The CBS program "60 Minutes" reported Sunday that several for-profit Health Management Associate hospitals set admissions quotas for their doctors in order to increase revenue. The report also suggested that a software program, Pro-Med, was designed improperly to indicate that more patients should be admitted than necessary and/or that unnecessary tests should be performed.
There are widespread newspaper reports as HMA owns about 70 hospitals spread out over many states: "60 Minutes" Report That Might Include Carlisle Regional Scheduled to Air Sunday" in the Harrisburg (Pa.) Patriot-News; "60 Minutes" Report: Hospital Buying Bayfront Pressed For More Hospital Admissions in the Tampa Bay Tribune; "Tennova Parent Is Subject of 60 Minutes Investigation" in the Knoxville News-Sentinel; and "60 Minutes Allegations of Fraud, Quotas Denied by Boss in the Naples Daily News.

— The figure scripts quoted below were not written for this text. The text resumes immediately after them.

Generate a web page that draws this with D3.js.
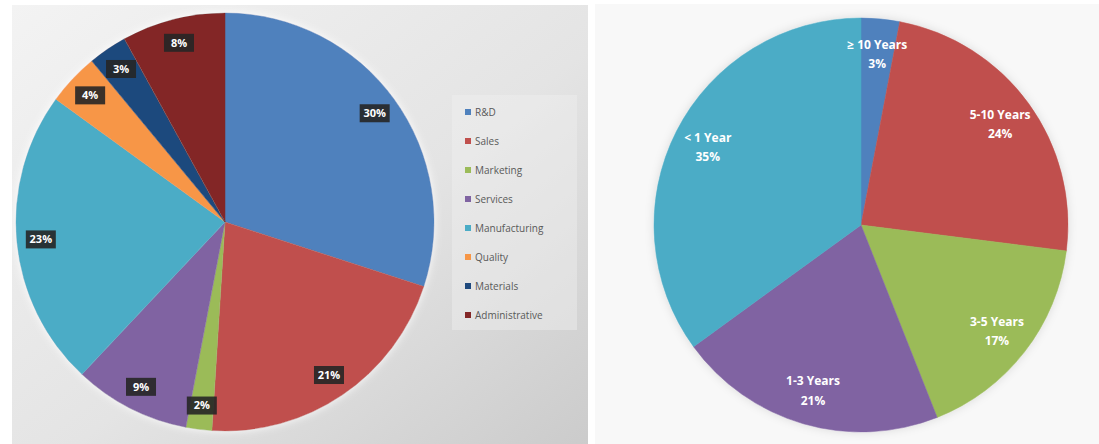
<!DOCTYPE html>
<head>
    <meta charset="utf-8">
    <script src="https://d3js.org/d3.v7.min.js"></script>
</head>
<style>
    body { margin: 0; background: #ffffff; }
    text { font-family: "Open Sans", "Liberation Sans", sans-serif; }
</style>
<body>
    <div id="chart"></div>
</body>

<script>
    // department split (left pie)
    const departments = ["R&D", "Sales", "Marketing", "Services", "Manufacturing", "Quality", "Materials", "Administrative"];
    const deptShare = [30, 21, 2, 9, 23, 4, 3, 8];
    const deptColors = ["#4f81bd", "#c0504d", "#9bbb59", "#8064a2", "#4bacc6", "#f79646", "#1f497d", "#832727"];

    // years of service (right pie)
    const tenure = ["\u2265 10 Years", "5-10 Years", "3-5 Years", "1-3 Years", "< 1 Year"];
    const tenureShare = [3, 24, 17, 21, 35];
    const tenureColors = ["#4f81bd", "#c0504d", "#9bbb59", "#8064a2", "#4bacc6"];

    const W = 1099, H = 444;

    const svg = d3.select("#chart")
        .append("svg")
        .attr("width", W)
        .attr("height", H);

    const defs = svg.append("defs");

    const grad = defs.append("linearGradient")
        .attr("id", "panelGrad")
        .attr("x1", "0%").attr("y1", "0%")
        .attr("x2", "100%").attr("y2", "100%");
    grad.append("stop").attr("offset", "0%").attr("stop-color", "#f3f3f3");
    grad.append("stop").attr("offset", "55%").attr("stop-color", "#e4e4e4");
    grad.append("stop").attr("offset", "100%").attr("stop-color", "#cbcbcb");

    const glow = defs.append("filter").attr("id", "glow")
        .attr("x", "-10%").attr("y", "-10%").attr("width", "120%").attr("height", "120%");
    glow.append("feGaussianBlur").attr("in", "SourceAlpha").attr("stdDeviation", 4).attr("result", "b");
    glow.append("feFlood").attr("flood-color", "#ffffff").attr("flood-opacity", 0.9);
    glow.append("feComposite").attr("in2", "b").attr("operator", "in").attr("result", "g");
    const gm = glow.append("feMerge");
    gm.append("feMergeNode").attr("in", "g");
    gm.append("feMergeNode").attr("in", "SourceGraphic");

    const shadow = defs.append("filter").attr("id", "shadow")
        .attr("x", "-10%").attr("y", "-10%").attr("width", "120%").attr("height", "120%");
    shadow.append("feGaussianBlur").attr("in", "SourceAlpha").attr("stdDeviation", 5).attr("result", "b");
    shadow.append("feFlood").attr("flood-color", "#000000").attr("flood-opacity", 0.12);
    shadow.append("feComposite").attr("in2", "b").attr("operator", "in").attr("result", "s");
    const sm = shadow.append("feMerge");
    sm.append("feMergeNode").attr("in", "s");
    sm.append("feMergeNode").attr("in", "SourceGraphic");

    // panels
    svg.append("rect")
        .attr("x", 12).attr("y", 5)
        .attr("width", 576).attr("height", H)
        .attr("fill", "url(#panelGrad)");
    svg.append("rect")
        .attr("x", 595).attr("y", 4)
        .attr("width", W - 595).attr("height", H)
        .attr("fill", "#f8f8f8");

    const pie = d3.pie().sort(null).value(d => d.value);

    // ---------- left pie ----------
    const leftData = departments.map((d, i) => ({name: d, value: deptShare[i], color: deptColors[i]}));
    const rL = 209;
    const left = svg.append("g").attr("transform", "translate(225,222)");
    const arcL = d3.arc().innerRadius(0).outerRadius(rL);
    const labelArcL = d3.arc().innerRadius(185).outerRadius(185);

    left.append("g").attr("filter", "url(#glow)")
        .selectAll("path")
        .data(pie(leftData))
        .join("path")
        .attr("d", arcL)
        .attr("fill", d => d.data.color)
        .attr("stroke", d => d.data.color)
        .attr("stroke-width", 0.5);

    const lblL = left.selectAll(".lblL")
        .data(pie(leftData))
        .join("g")
        .attr("class", "lblL")
        .attr("transform", d => `translate(${labelArcL.centroid(d)})`);
    lblL.append("rect")
        .attr("x", -15).attr("y", -9)
        .attr("width", 30).attr("height", 18)
        .attr("fill", "#262626")
        .attr("opacity", 0.9);
    lblL.append("text")
        .attr("text-anchor", "middle")
        .attr("dy", "0.35em")
        .attr("fill", "#ffffff")
        .attr("font-size", 11)
        .attr("font-weight", "bold")
        .text(d => d.data.value + "%");

    // legend
    svg.append("rect")
        .attr("x", 452).attr("y", 95)
        .attr("width", 125).attr("height", 235)
        .attr("fill", "#efefef")
        .attr("opacity", 0.45);
    const ly = d3.scalePoint().domain(departments).range([112, 315]);
    const leg = svg.selectAll(".leg")
        .data(leftData)
        .join("g")
        .attr("class", "leg")
        .attr("transform", d => `translate(468,${ly(d.name)})`);
    leg.append("rect")
        .attr("x", -3).attr("y", -3)
        .attr("width", 6).attr("height", 6)
        .attr("fill", d => d.color);
    leg.append("text")
        .attr("x", 7)
        .attr("dy", "0.35em")
        .attr("fill", "#595959")
        .attr("font-size", 10)
        .text(d => d.name);

    // ---------- right pie ----------
    const rightData = tenure.map((d, i) => ({name: d, value: tenureShare[i], color: tenureColors[i]}));
    const rR = 207;
    const right = svg.append("g").attr("transform", "translate(861,225)");
    const arcR = d3.arc().innerRadius(0).outerRadius(rR);
    const labelArcR = d3.arc().innerRadius(172).outerRadius(172);

    right.append("g").attr("filter", "url(#shadow)")
        .selectAll("path")
        .data(pie(rightData))
        .join("path")
        .attr("d", arcR)
        .attr("fill", d => d.data.color)
        .attr("stroke", d => d.data.color)
        .attr("stroke-width", 0.5);

    const lblR = right.selectAll(".lblR")
        .data(pie(rightData))
        .join("text")
        .attr("class", "lblR")
        .attr("transform", d => `translate(${labelArcR.centroid(d)})`)
        .attr("text-anchor", "middle")
        .attr("fill", "#ffffff")
        .attr("font-size", 12)
        .attr("font-weight", "bold");
    lblR.append("tspan")
        .attr("x", 0).attr("dy", "-0.4em")
        .text(d => d.data.name);
    lblR.append("tspan")
        .attr("x", 0).attr("dy", "1.6em")
        .text(d => d.data.value + "%");
</script>
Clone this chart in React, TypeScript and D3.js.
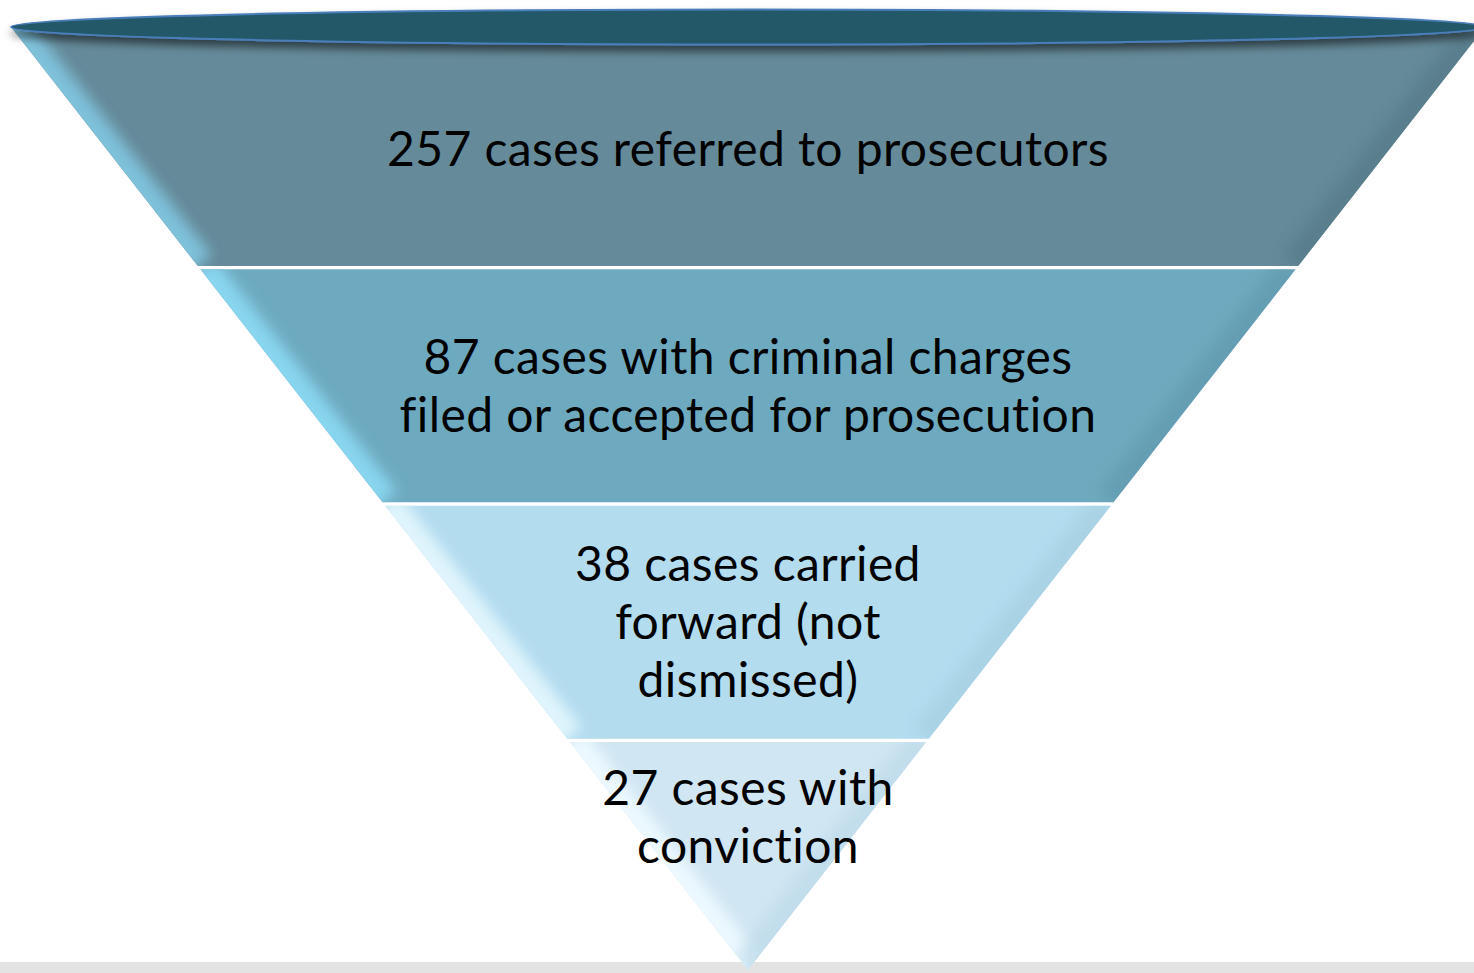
import React from 'react';
import * as d3 from 'd3';

// funnel stages, top to bottom
const stages = ['referred', 'charged', 'forward', 'convicted'];
const stageCounts = [257, 87, 38, 27];
const stageLabels = [
  ['257 cases referred to prosecutors'],
  ['87 cases with criminal charges', 'filed or accepted for prosecution'],
  ['38 cases carried', 'forward (not', 'dismissed)'],
  ['27 cases with', 'conviction'],
];
const stageFills = ['#658a99', '#6eaabf', '#b3dcef', '#d0e6f3'];
const stageLight = ['#80c4de', '#8ad8f2', '#e2f6fd', '#eef9ff'];
const stageDark = ['#557988', '#6099ae', '#a6cfe1', '#bcd9e8'];

const W = 1474;
const H = 973;

export default function App() {
  const cx = 748;
  const topY = 27;
  const apexY = 970;
  const halfTop = 737;

  // half width of the funnel at a given y
  const half = d3.scaleLinear().domain([apexY, topY]).range([0, halfTop]);

  const yBand = d3.scaleBand<string>()
    .domain(stages)
    .range([33, 975])
    .paddingInner(0.014)
    .paddingOuter(0);

  const lineH = 58;

  return (
    <svg width={W} height={H} style={{ position: 'absolute', left: 0, top: 0, background: '#fff' }}>
      <defs>
        <filter id="blur" x="-20%" y="-20%" width="140%" height="140%">
          <feGaussianBlur stdDeviation="7" />
        </filter>
        <filter id="blurSmall" x="-20%" y="-20%" width="140%" height="140%">
          <feGaussianBlur stdDeviation="1.5" />
        </filter>
        <filter id="ellShadow" x="-5%" y="-50%" width="110%" height="260%">
          <feDropShadow dx="0" dy="6" stdDeviation="4" floodColor="#000" floodOpacity="0.55" />
        </filter>
      </defs>

      {/* floor strip */}
      <rect x={0} y={962} width={W} height={H - 962} fill="#e3e3e3" />

      {stages.map((s, i) => {
        const y0 = i === 0 ? topY : yBand(s)!;
        const y1 = Math.min(yBand(s)! + yBand.bandwidth(), apexY);
        const pts: [number, number][] = [
          [cx - half(y0), y0],
          [cx + half(y0), y0],
          [cx + half(y1), y1],
          [cx - half(y1), y1],
        ];
        const d = d3.line()(pts.concat([pts[0]]))!;
        const clipId = `clip-${s}`;
        return (
          <g key={s}>
            <clipPath id={clipId}>
              <path d={d} />
            </clipPath>
            <path d={d} fill={stageFills[i]} />
            <g clipPath={`url(#${clipId})`}>
              {/* left bevel highlight */}
              <line x1={pts[0][0]} y1={pts[0][1]} x2={pts[3][0]} y2={pts[3][1]}
                stroke={stageLight[i]} strokeWidth={36} filter="url(#blur)" opacity={0.95} />
              {/* right bevel shade */}
              <line x1={pts[1][0]} y1={pts[1][1]} x2={pts[2][0]} y2={pts[2][1]}
                stroke={stageDark[i]} strokeWidth={36} filter="url(#blur)" opacity={0.7} />
              {/* top highlight */}
              {i > 0 && (
                <line x1={pts[0][0]} y1={y0 + 2} x2={pts[1][0]} y2={y0 + 2}
                  stroke={stageLight[i]} strokeWidth={4} filter="url(#blurSmall)" />
              )}
              {/* bottom shade */}
              <line x1={pts[3][0]} y1={y1} x2={pts[2][0]} y2={y1}
                stroke={stageDark[i]} strokeWidth={8} filter="url(#blurSmall)" />
            </g>
          </g>
        );
      })}

      {/* top rim of the funnel */}
      <ellipse cx={cx} cy={topY} rx={halfTop} ry={17.5}
        fill="#215968" stroke="#4a7ebb" strokeWidth={2} filter="url(#ellShadow)" />

      {stages.map((s, i) => {
        const lines = stageLabels[i];
        const mid = i === 0 ? 149 : yBand(s)! + yBand.bandwidth() / 2 - (i === 3 ? 41 : 0);
        const first = mid - ((lines.length - 1) * lineH) / 2;
        return (
          <text key={s} x={cx} textAnchor="middle" fontFamily="Lato, 'Open Sans', sans-serif"
            fontSize={48} letterSpacing={0.4} fill="#000" data-count={stageCounts[i]}
            style={{ fontVariantLigatures: 'none' }}>
            {lines.map((t, j) => (
              <tspan key={j} x={cx} y={first + j * lineH} dy="0.35em">{t}</tspan>
            ))}
          </text>
        );
      })}
    </svg>
  );
}
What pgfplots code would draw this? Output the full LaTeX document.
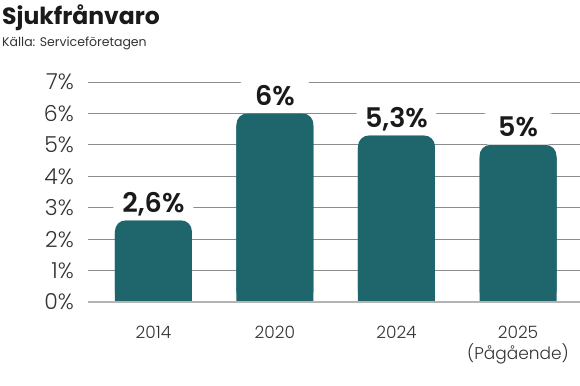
\documentclass[border=0pt]{standalone}
\usepackage{pgfplots}
\pgfplotsset{compat=1.18}
\usepackage{fontspec}
\setmainfont{Poppins}[BoldFont={Poppins SemiBold}]
\newfontfamily\lightfont{Poppins Light}
\newfontfamily\titlefont{Poppins Bold}
\definecolor{barc}{HTML}{1E666C}
\definecolor{gridc}{HTML}{8C8C8C}
\definecolor{basec}{HTML}{B4B4B4}
\definecolor{txt}{HTML}{333333}
\definecolor{ttl}{HTML}{1A1A1A}
\begin{document}
\begin{tikzpicture}
\begin{axis}[at={(0,0)}, anchor=south west, scale only axis,
  width=492pt, height=220pt,
  xmin=-0.538, xmax=3.51, ymin=0, ymax=7,
  axis line style={draw=none}, major tick length=0pt,
  ytick={0,1,2,3,4,5,6,7},
  yticklabels={0\%,1\%,2\%,3\%,4\%,5\%,6\%,7\%},
  yticklabel style={font=\lightfont\fontsize{22}{22}\selectfont, text=txt, anchor=east, inner sep=0pt, xshift=-14pt},
  xtick={0,1,2,3},
  xticklabels={2014,2020,2024,{2025\\(Pågående)}},
  xticklabel style={font=\lightfont\fontsize{17}{21}\selectfont, text=txt, align=center, anchor=north, inner sep=0pt, yshift=-24pt},
  ymajorgrids, grid style={draw=gridc, line width=0.9pt},
  clip=false,
  point meta=explicit symbolic,
  nodes near coords style={font=\fontsize{27}{27}\selectfont\bfseries, text=ttl, fill=white, inner xsep=5pt, inner ysep=4pt, minimum width=80pt, text height=20pt, text depth=4pt, anchor=south},
]
\addplot[ybar, bar width=77pt, bar shift=0pt, fill=barc, draw=none, rounded corners=11pt, nodes near coords]
  coordinates {(0,2.6) [2,6\%] (1,6) [6\%] (2,5.3) [5,3\%] (3,5) [5\%]};
\addplot[ybar, bar width=77pt, bar shift=0pt, fill=barc, draw=none]
  coordinates {(0,2.2) (1,5.6) (2,4.9) (3,4.6)};
\draw[line width=2.5pt, draw=basec] (axis cs:-0.538,0) -- (axis cs:3.51,0);
\end{axis}
\node[anchor=base west, inner sep=0pt, text=ttl, font=\titlefont\fontsize{23.5}{24}\selectfont] at (-86pt,277pt) {Sjukfrånvaro};
\node[anchor=base west, inner sep=0pt, text=txt, font=\fontsize{12.5}{12.5}\selectfont] at (-86pt,255pt) {Källa: Serviceföretagen};
\pgfresetboundingbox
\path[use as bounding box] (-88pt,-83pt) rectangle (492pt,302pt);
\end{tikzpicture}
\end{document}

The significance of these allegations, which I'm not saying are true or not, is that unnecessary hospital admissions and/or unnecessary tests is a means for a hospital to pump up its revenue. If the patient is covered by Medicare, then Medicare gets charged and likely pays for unnecessary care that does little more than increase by means of fraud the hospital's income. If the patient is covered by private medical insurance, the same thing happens only the cost is borne ultimately by other policyholders. In either case, you and me end up paying for the unnecessary care and help pump up the profits of the hospital.
The federal False Claims Act has application in instances like this: a hospital employee who knows of admissions quotas or other practices that result in unnecessary tests that are charged to Medicare can file a whistleblower suit under the False Claims Act and will be able to retain 15-25% of the money recovered from the wrongdoer.